The problem (in my opinion) is that the content was not great. Spatial content, shot on what I presumed are iPhone 15 Pro Maxes or AVPs, seemed low resolution to me. Enlarging an iPhone photo to fill up your entire room’s wall doesn’t work that well. It lacked detail. Even viewing a Panorama (shot on iPhone? not sure), the resolution was not great when viewed at such a large size.

Part of the demos included immersive environments. The environments were impressive since they were built natively for the device and 3D rendered. Viewing a photo from the moon environment was great since the nearby 3D rocks on the ground really sell the illusion.

I personally felt the other content fell apart. Spatial videos (shot with iPhone 15 PM?) were fun but it didn’t feel immersive to me since moving around lacked the convincing parallax experience you get from viewing things in your every day life.

While internet AVP users seem to enjoy viewing 2D movies on a giant, virtual screen, I think there is a huge opportunity for companies to build 3D immersive environments or games for users to be in (and interact with). Using the AVP’s state of the art hardware to view 2D images is like watching television without sound – a missed opportunity.

Takeaway

Despite the hardware issues (I suspect the light seal), I’d be interested in making AR apps for the AVP. Paying almost $4K to buy a dev kit and develop for Apple is a tough sell for an indie developer. I honestly think Apple should have a program for developers to borrow AVPs and build apps.

Intro to Computer Vision

I’m new to computer vision and a lot of the basic concepts are very interesting. As an iOS developer, my interests comes from using CoreML & Apple’s Vision in apps to improve the user experience.

Two common tasks are classification and object detection. Classification allows you to detect dominant objects present in an image. For example, classification can tell you that photo is probably of a car.

Object detection is much more difficult since it not only recognizes what objects are present, but also detects where they are in the image. This means that object detection can tell you that there is probably a car within these bounds of the image.

What’s important is that the machine learning model runs in an acceptable amount of time. Either asynchronous in the background or in real time. Apple provides a listing of sample models for classification at https://developer.apple.com/machine-learning/.

For real time object detection, TinyYOLO is an option, even if the frame rate is not near 60 fps today. Other real time detection models like YOLO or R-CNN are not going to provide a sufficient experience on mobile devices today.

One other interesting thing I came across is the PASCAL Visual Object Classes (VOC). These are common objects used for benchmarking object classification.
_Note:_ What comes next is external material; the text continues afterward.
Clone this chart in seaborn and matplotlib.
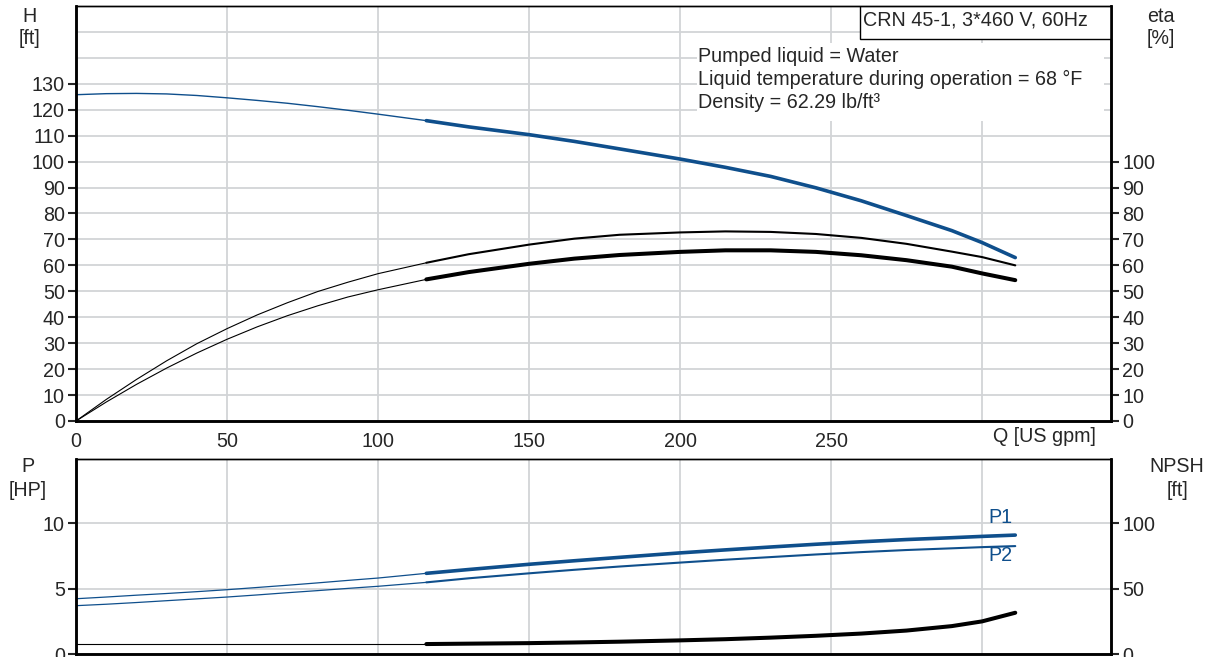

For 2012, the twenty object classes that have been selected were:

  • Person: person Animal: bird, cat, cow, dog, horse, sheep
  • Vehicle: aeroplane, bicycle, boat, bus, car, motorbike, train
  • Indoor: bottle, chair, dining table, potted plant, sofa, tv/monitor

These are common objects used to train classification models.

Computer vision used with machine learning has a tremendous amount of potential. Whether used with AR or other use cases, they can provide a compelling user experience beyond Not Hotdog.

ARKit Impressions

I’ve been working with ARKit recently. I am planning on releasing an AR basketball game when iOS 11 is released.

Here are misc thoughts about working with ARKit:

  • It’s hard to find answers to common questions about doing simple things in ARKit. Searching for SceneKit yields slightly more results, but even that is sparse. The Apple developer SceneKit & ARKit forums don’t appear to have much activity either. So it’s up to StackOverflow & random Internet blog posts
  • Working with ARKit means working with SceneKit. SceneKit is Apple’s framework to make working with 3D assets easier for developers. Working with SceneKit & 3D is something that I’m new to. A lot of the math around position, orientation, euler angles, transforms, etc. can get complex fast when it involves matrix transforms and quaternions.
  • It’s really hard to find assets for DAE/collada. The DAE format is meant to be interchange format for various 3D software to communicate with each other. The reality is that exporting to DAE or converting from one format to DAE is a crapshoot. I’ve used Blender briefly to look at 3d assets, but digging into 3D modeling is a huge time sink for some one looking to get involved in ARKit. I wish there was an online store that focused on selling low poly (<10K), DAE files.
  • Related, working with 3D assets as someone new to 3D assets is very frustrating. The concept of bounds vs scaling as they relate to importing into your SceneKit scene was very challenging (with the 3D model that I imported). If you have your own in-house or contracted 3D modeler, you should get 3D assets that work well with SceneKit, but I had countless issues with off the shelf 3D models & file formats.
  • After you’re able to import your 3D model, modeling the physics geometry can be a challenge. SceneKit allows you to import the geometry for your physics body as-is using ConcavePolyhedron, but you probably don’t want that. I had to manually recreate a basketball hoop using multiple shapes combined into a single SCNNode.
  • ARKit is not all powerful. The main feature that ARKit gives you is horizontal plane detection. Occlusion doesn’t come with ARKit. Expect many apps that deliver an experience reliant on a plane/surface like your desk or the floor.

ARKit is exciting, but don’t expect the world yet. Future ARKit releases & better iOS hardware should provide more compelling experiences. Today, you can expect to play with 3D models on a surface (with surface interaction) or in the air (with limited or no environment interaction).